The monks first came to the United States as part of their exile from China in 1959. “The Tibetan Buddhist monks have a long and complicated history,” Dr. Jones said. “When they were exiled in 1959, so much was scattered and in danger of being lost forever. Of course, everyone has heard about the Dalai Lama’s being in exile. We are most fortunate that a group made its new home in Georgia and from there they are spreading their philosophy, art and culture.”
Mandala is a Sanskrit word literally meaning “circle” or “disk,” and is often translated as “sacred cosmogram.” These cosmograms can be created in various media, such as watercolor on canvas, woodcarvings, and so forth. However, the most spectacular and enduringly popular are those made from colored sand. In general, all mandalas have outer, inner and secret meanings. On the outer level they represent the world in its divine form; on the inner level they represent a map by which the ordinary human mind is transformed into enlightened mind; and on the esoteric level they depict the primordially perfect balance of the subtle energies of the body and the clear light dimension of the mind. The creation of a sand painting is said to effect purification and healing on these three levels.
The mandala sand painting begins with an opening ceremony, during which the lamas consecrate the site and call forth the forces of goodness. This is done by means of chanting, music and mantra recitation, and will be held on Monday, Sept. 30, at noon. The public is invited to this free experience.
The lamas begin the exhibit by drawing an outline of the mandala on the wooden platform. On the following days they lay the colored sands.
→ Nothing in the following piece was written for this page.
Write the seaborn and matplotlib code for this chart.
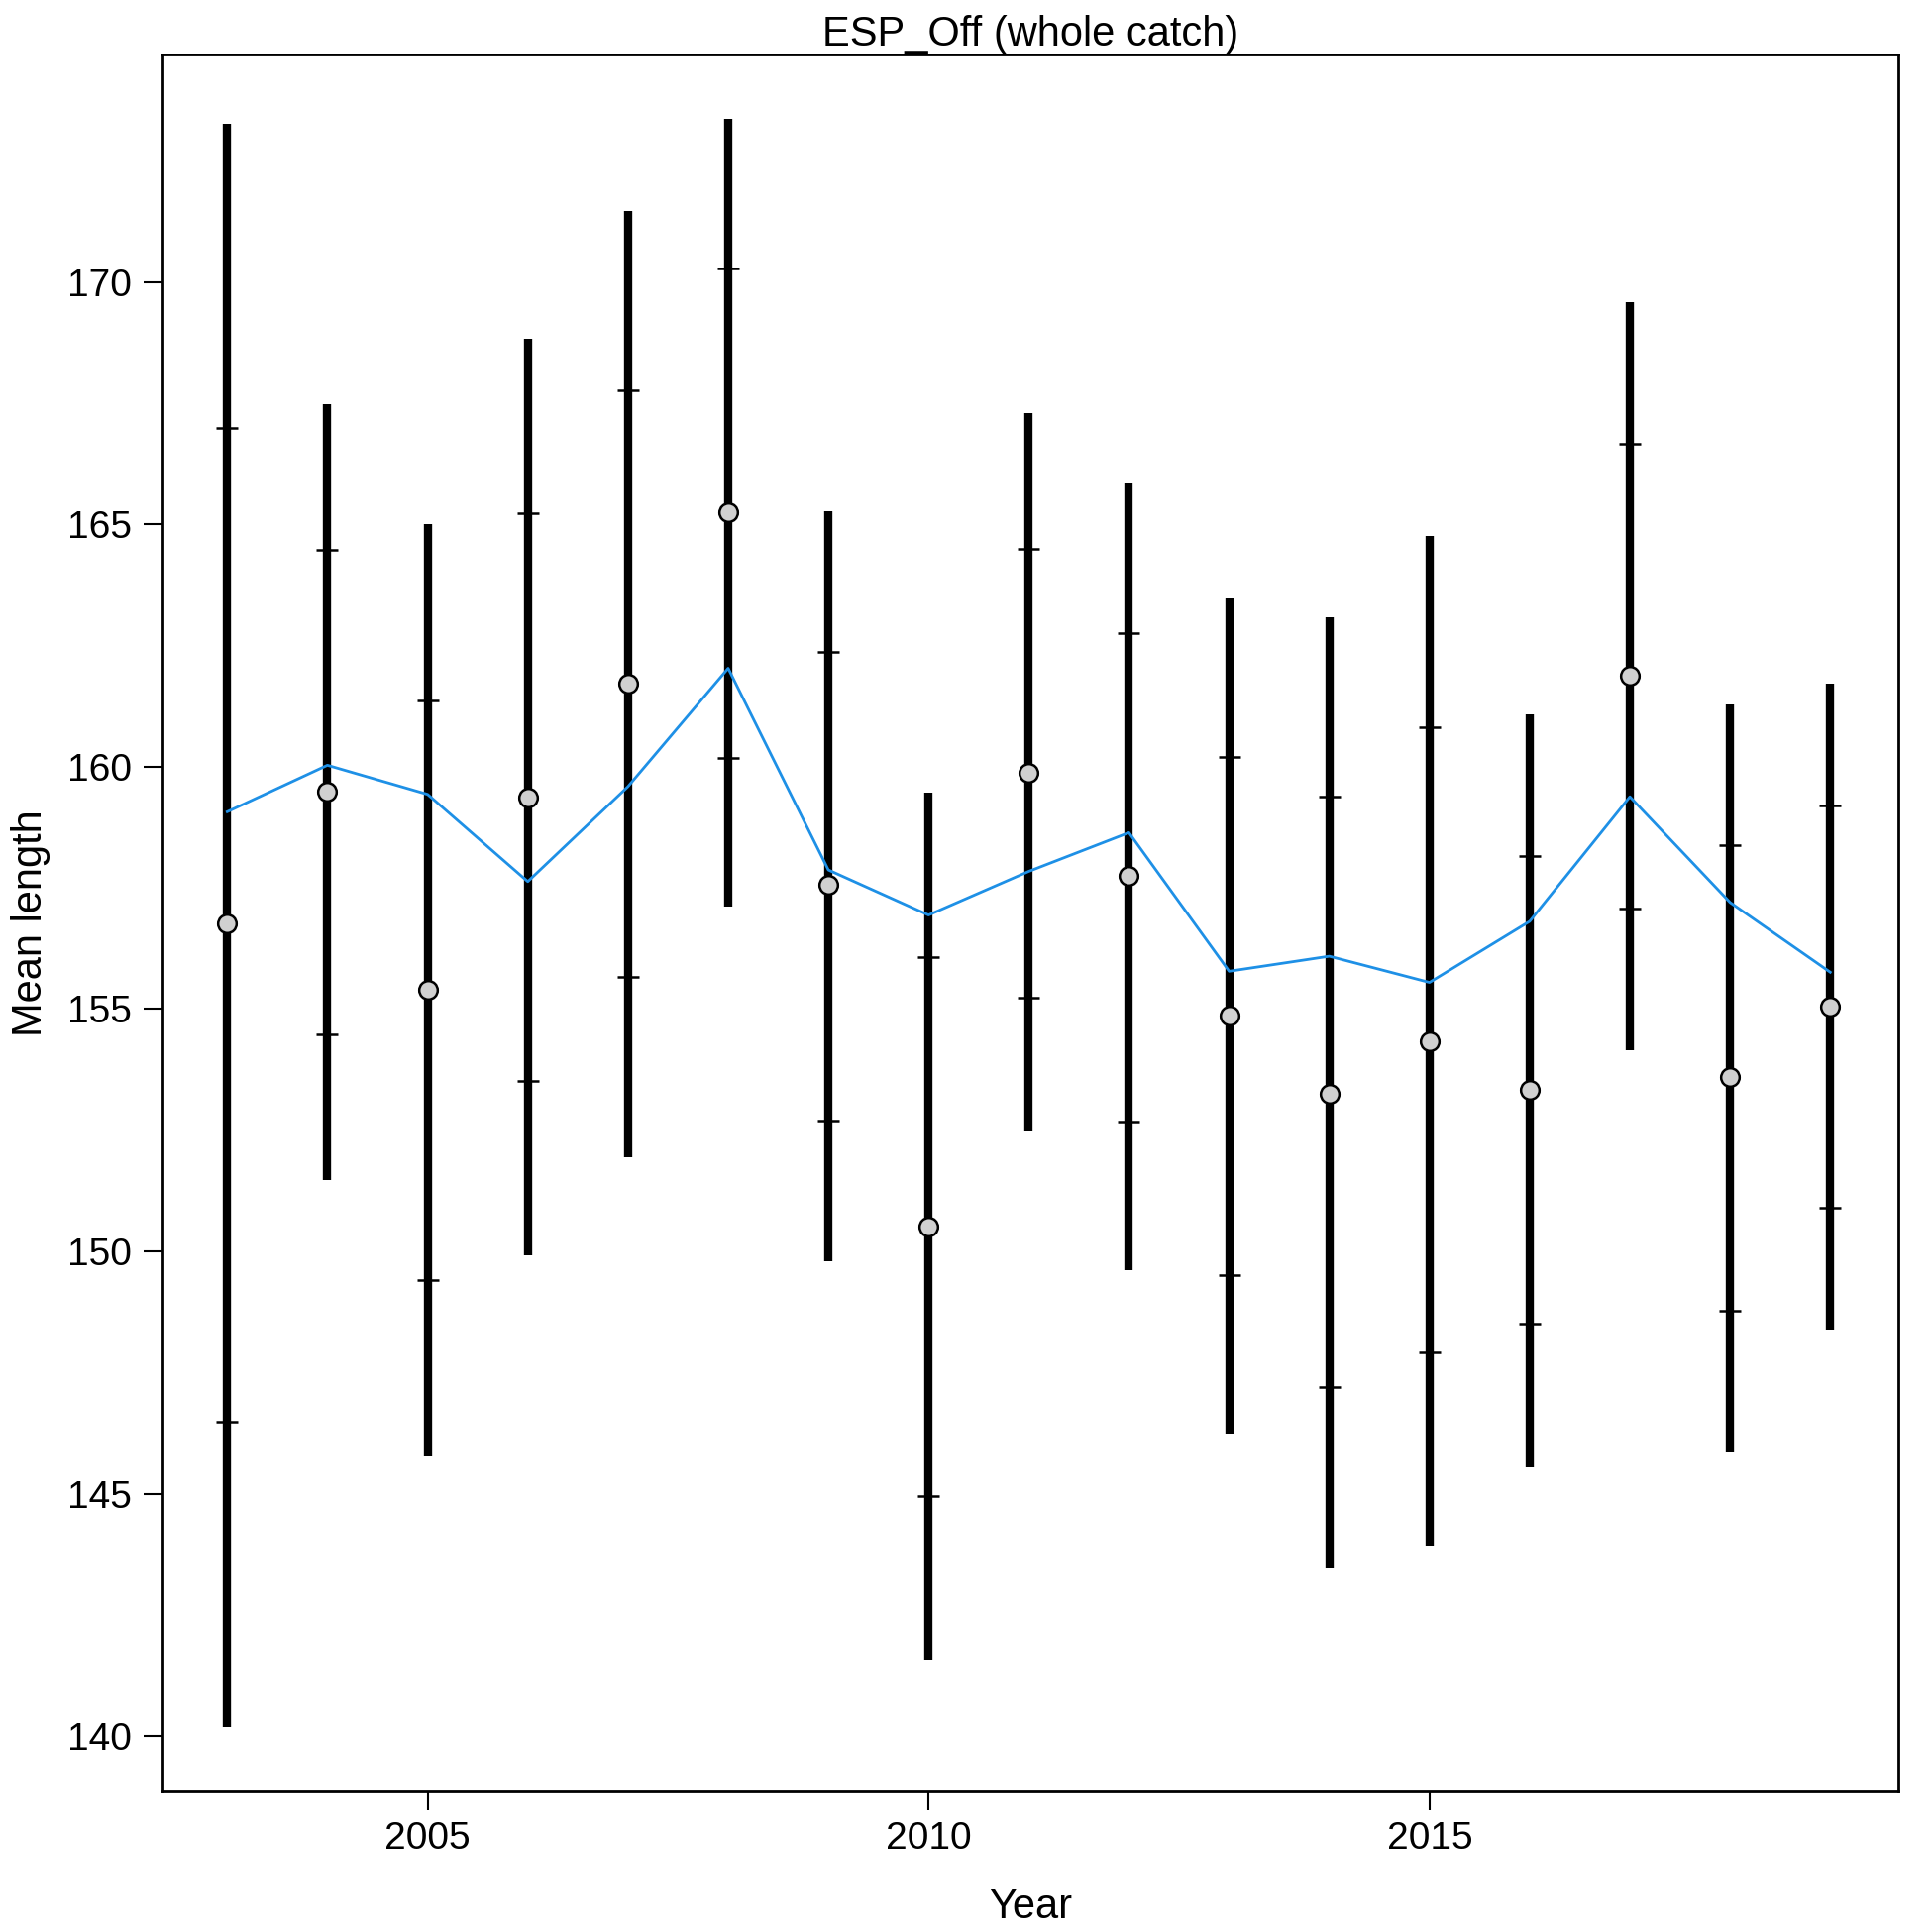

Each monk holds a traditional metal funnel called a chakpur, while running a metal rod on its grated surface. The vibration causes the sands to flow like liquid onto the platform. The public is invited to watch this process Monday through Wednesday, 10 a.m.-7 p.m., Thursday, 10 a.m.-3 p.m., and Friday 10 a.m.-noon, when the deconstruction ceremony begins. Viewing the mandala’s creation and destruction is a free community event.
On the final night—Thursday—of the monks’ five-day visit, they will enact a demonstration of sacred music and dance in the Chapman Cultural Center Theater. The concert will comprise several different segments of chanting and dancing, each of which will be introduced and explained by a narrator. Admission will be $10 per student and $20 for others.
Throughout the monks’ visit, there will be several free community lectures on related topics. Most of the lectures will be given by college professors from Wofford or Converse. All of the lectures will be Chapman Cultural Center. For details please see sidebar schedule.
Traditionally most sand mandalas are destroyed shortly after their completion. This is done as a metaphor for the impermanence of life. The sands are swept up and placed in an urn; to fulfill the function of healing, half is distributed to the audience at the closing ceremony, while the remainder is carried to a nearby body of water, where it is deposited. The waters then carry the healing blessing to the ocean, and from there it spreads throughout the world for planetary healing. The closing “deconstruction ceremony” will be held on Friday, Oct. 3, starting at noon. The public is invited to the closing ceremony and to walk with the monks to a nearby creek to deliver the sand into the flow of cosmic awareness.